Is it really fair to call a band a “Super Group” when it is made up of members from under the radar outfits like Dawes, Delta Spirit and Deer Tick? I think, by definition, that the group would be considered a “Super Group,” but is there really anything super about it? How many have even heard of Dawes or Delta Spirit? Either way, the “super” group I am referring to is Middle Brother, composed of John J. McCauley III (Deer Tick), Taylor Goldsmith (Dawes), and Matt Vasquez (Delta Spirit). They released their first album earlier this year and gave me my first exposure to McCauley and his band, Deer Tick. I was particularly fond of the Middle Brother album, finding it to be folksy and cutting, but emotional and aural all at the same time. It might be a little unfair of me to expect the same sort of artisan from Divine Providence (their recently released album), but I had nothing else to base it off of. In an era of music when we have Deerhunter, the Dear Hunter, and Deer Tick (two of which from Providence, Rhode Island?), you have to find a way to differentiate yourself.

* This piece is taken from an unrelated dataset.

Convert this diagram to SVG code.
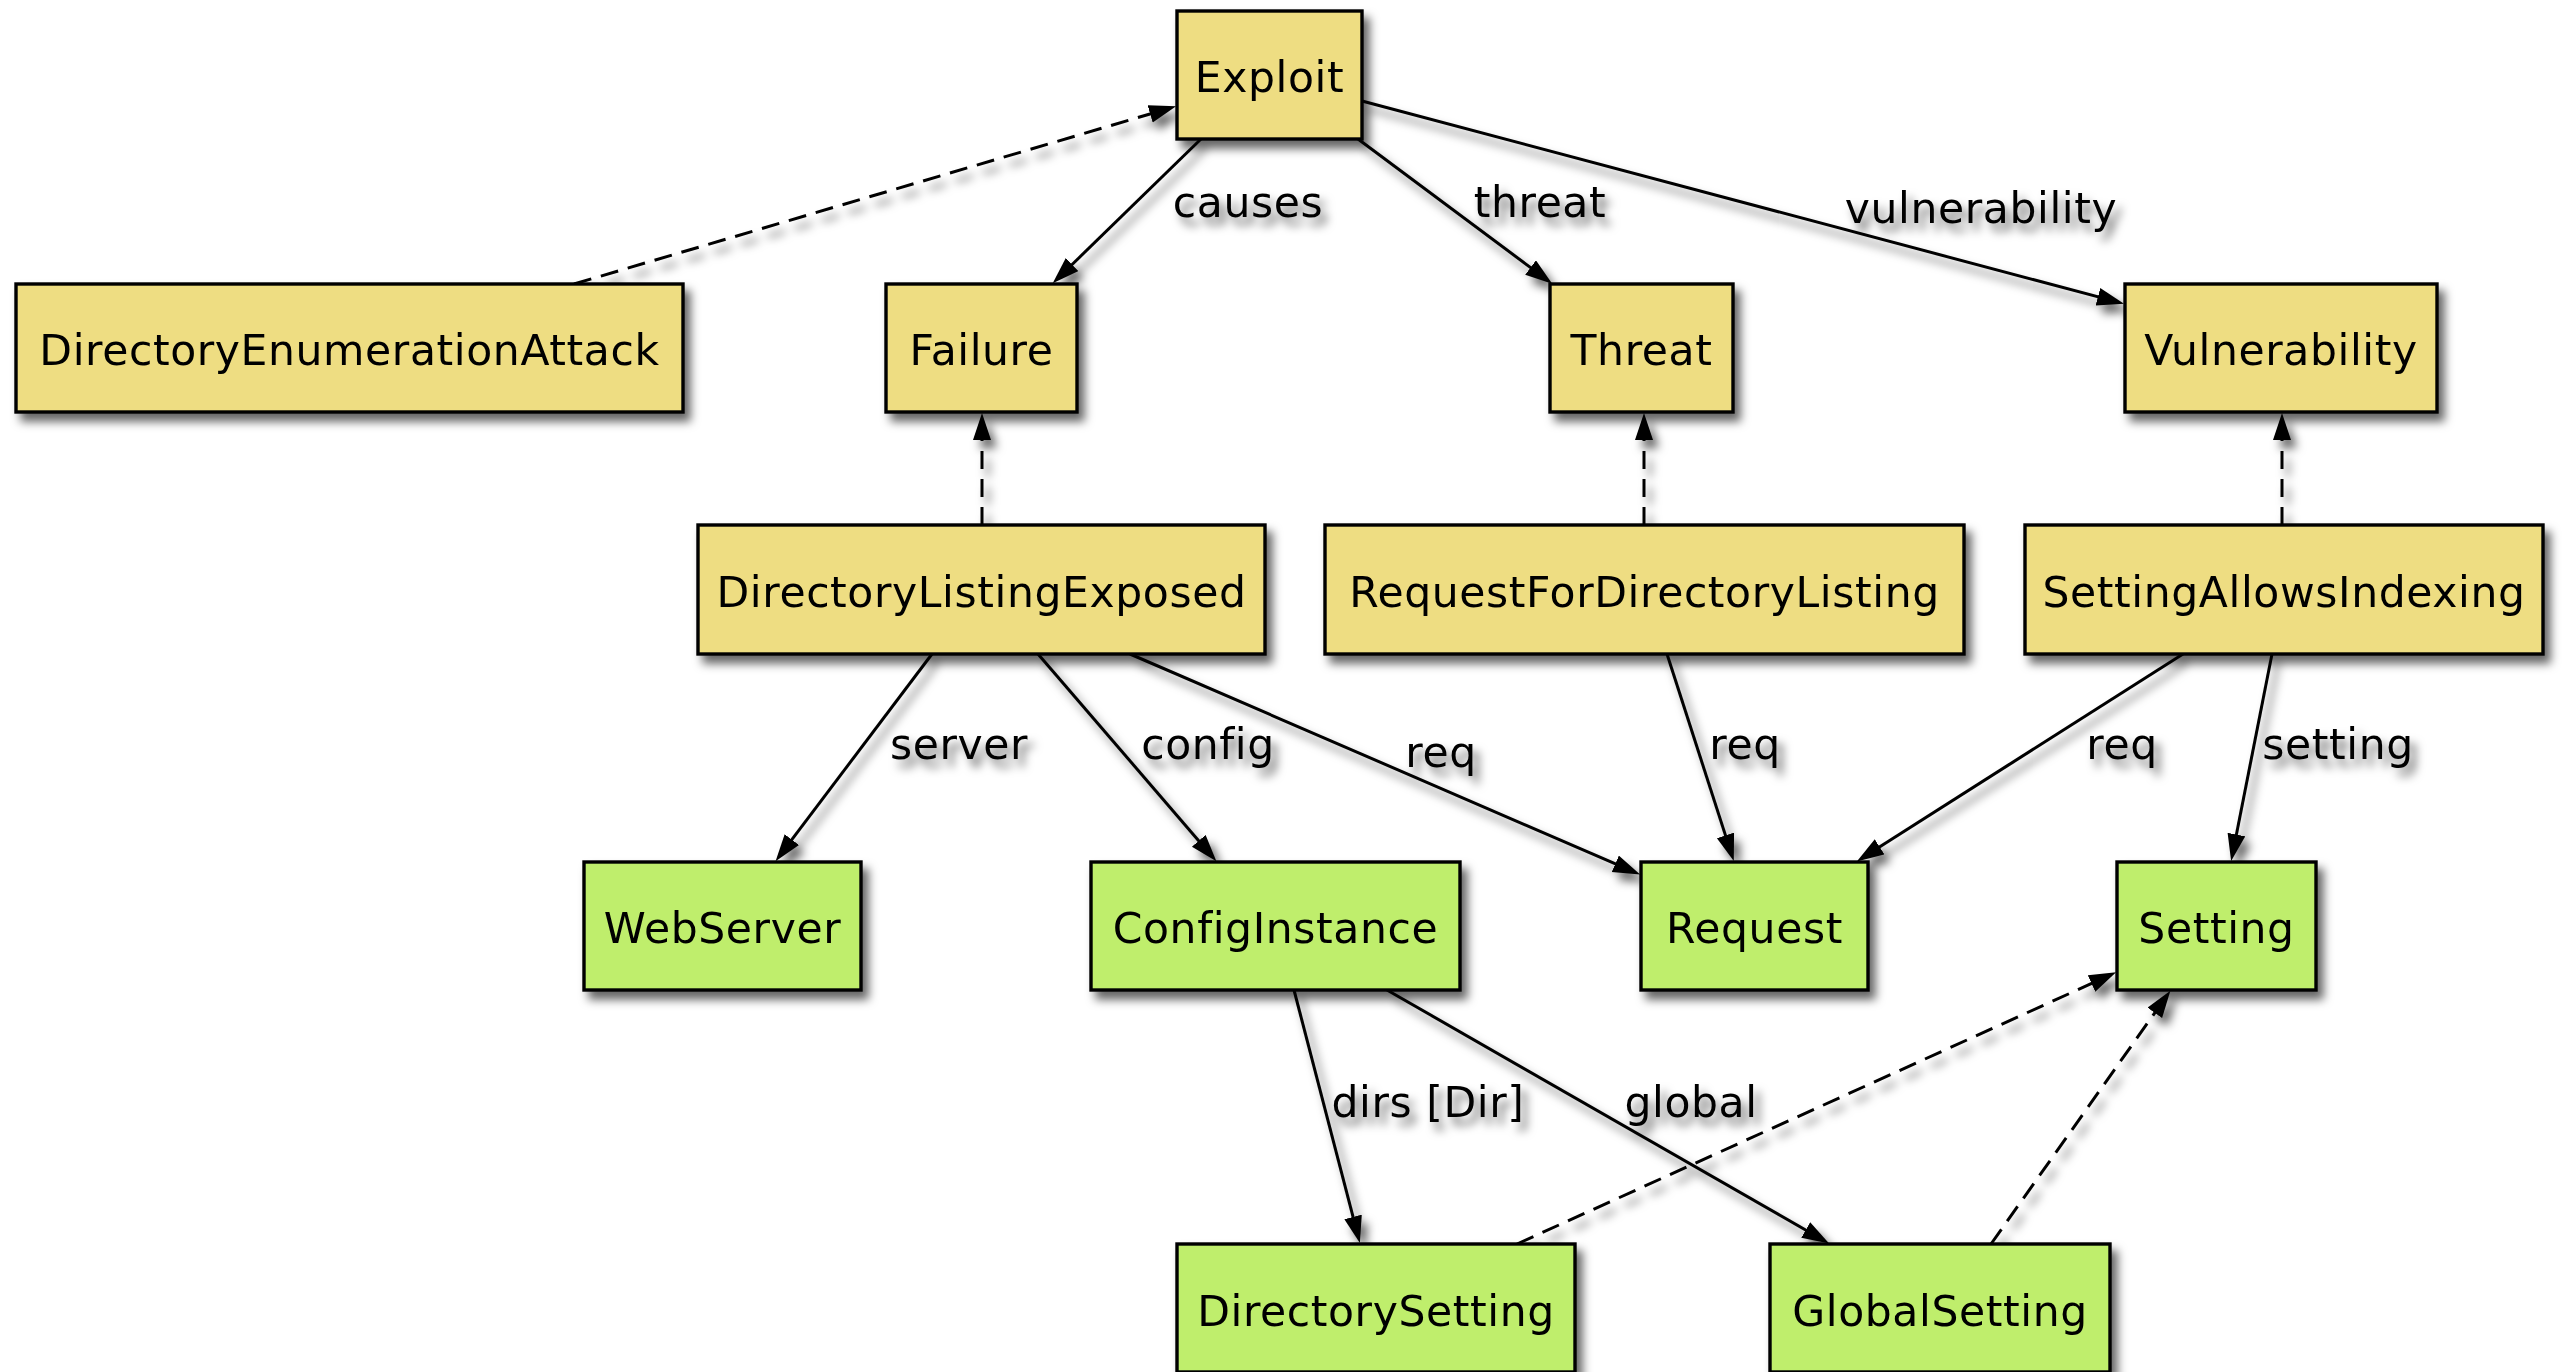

I don’t really remember any point on the Middle Brother album where the lead singer (all three of them took turns) screamed at me. It’s not that I’m opposed to being screamed at; if you want to play thrash metal, then I’m all for it. McCauley chooses to go that route pretty consistently throughout the album. I don’t mind it so much on the honkey tonk rouser, “The Bump,” which flirts with being a parody, but stays consistently fun throughout. By the fifth minute of “Funny Word,” however, I’m ready for him to ease up just a little bit and try singing for a little change of pace. It all factors in to this persona that McCauley is trying to create for himself on these tracks; a loud, vulgar, beer drankin’ scream sangin’ bro. It may be McCauley’s way of living vicariously through some character, but it is incredibly off putting on the albums.
The album title itself is a pun for their hometown of Providence. You can see in virtually every song that the songs are all done in homage to their roots. While I like the concept of writing about something as personal and important to you as your hometown, I just always feel like I’m on the outside looking in with this one. Perhaps there are subtle references to Providence that I don’t recognize, but all of the lyrics seem like they could be about any city in the world. “Main Street” is the primary example of this. Let’s just say I can’t visualize a single detail of a Providence neighborhood with duds like, “Main Street seems so lonely now.” I also am definitely not getting any warm nostalgia for my hometown with poetry like, “A selfish sense of bitch.” If it were actually McCauley expressing himself in these lines, I don’t think it would bother me so much. I just feel like he’s trying to be brash and coming off like (to quote the opening monologue of “Funny Word”) a “fucking douchebag.”
Deer Tick has been praised for very little, but one comment they often receive is for their work ethic. Since 2007, they have released four full-length LPs. That’s a Beatles-paced production rate. It is just a little sad if the highest compliment people give you is for how quickly you release your music. I think they should probably take a little while to craft their next outing before just recording everything that pops into their heads (which it seems like they did) and screaming it at me for eleven tracks.